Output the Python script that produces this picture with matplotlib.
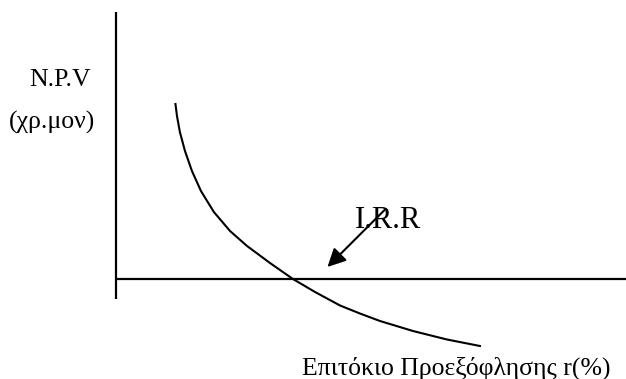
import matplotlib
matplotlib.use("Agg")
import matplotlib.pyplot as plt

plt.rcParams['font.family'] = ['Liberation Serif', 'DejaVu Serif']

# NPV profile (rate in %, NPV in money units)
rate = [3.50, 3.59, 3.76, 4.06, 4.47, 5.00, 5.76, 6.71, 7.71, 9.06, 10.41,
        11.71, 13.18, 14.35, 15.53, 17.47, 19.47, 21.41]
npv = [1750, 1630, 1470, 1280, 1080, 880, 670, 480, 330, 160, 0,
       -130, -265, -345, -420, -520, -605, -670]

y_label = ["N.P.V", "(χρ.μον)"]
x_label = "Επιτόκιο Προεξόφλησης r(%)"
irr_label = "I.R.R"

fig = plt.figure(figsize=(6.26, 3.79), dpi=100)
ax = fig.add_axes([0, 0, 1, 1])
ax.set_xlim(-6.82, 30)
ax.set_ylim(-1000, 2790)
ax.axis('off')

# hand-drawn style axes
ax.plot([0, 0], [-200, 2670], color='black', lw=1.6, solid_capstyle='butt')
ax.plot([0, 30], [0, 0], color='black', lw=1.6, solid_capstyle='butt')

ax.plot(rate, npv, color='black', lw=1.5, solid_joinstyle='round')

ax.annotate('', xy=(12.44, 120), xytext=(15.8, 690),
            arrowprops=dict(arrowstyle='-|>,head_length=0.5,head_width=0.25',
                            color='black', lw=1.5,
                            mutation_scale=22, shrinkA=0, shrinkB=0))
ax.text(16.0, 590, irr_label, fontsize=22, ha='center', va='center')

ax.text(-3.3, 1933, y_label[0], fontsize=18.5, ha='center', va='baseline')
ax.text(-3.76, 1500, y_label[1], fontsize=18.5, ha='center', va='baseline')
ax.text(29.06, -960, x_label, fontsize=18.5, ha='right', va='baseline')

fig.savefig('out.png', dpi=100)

▶ [WHAT IS ASKED]: Without any pictures, reproduce the lines from the first one in the material through the line that has "color='black', lw=1.5, solid_joinstyle='round')", exactly as they appear.

▶ [TASK OUTPUT]:
Output the Python script that produces this picture with matplotlib.
import matplotlib
matplotlib.use("Agg")
import matplotlib.pyplot as plt

plt.rcParams['font.family'] = ['Liberation Serif', 'DejaVu Serif']

# NPV profile (rate in %, NPV in money units)
rate = [3.50, 3.59, 3.76, 4.06, 4.47, 5.00, 5.76, 6.71, 7.71, 9.06, 10.41,
        11.71, 13.18, 14.35, 15.53, 17.47, 19.47, 21.41]
npv = [1750, 1630, 1470, 1280, 1080, 880, 670, 480, 330, 160, 0,
       -130, -265, -345, -420, -520, -605, -670]

y_label = ["N.P.V", "(χρ.μον)"]
x_label = "Επιτόκιο Προεξόφλησης r(%)"
irr_label = "I.R.R"

fig = plt.figure(figsize=(6.26, 3.79), dpi=100)
ax = fig.add_axes([0, 0, 1, 1])
ax.set_xlim(-6.82, 30)
ax.set_ylim(-1000, 2790)
ax.axis('off')

# hand-drawn style axes
ax.plot([0, 0], [-200, 2670], color='black', lw=1.6, solid_capstyle='butt')
ax.plot([0, 30], [0, 0], color='black', lw=1.6, solid_capstyle='butt')

ax.plot(rate, npv, color='black', lw=1.5, solid_joinstyle='round')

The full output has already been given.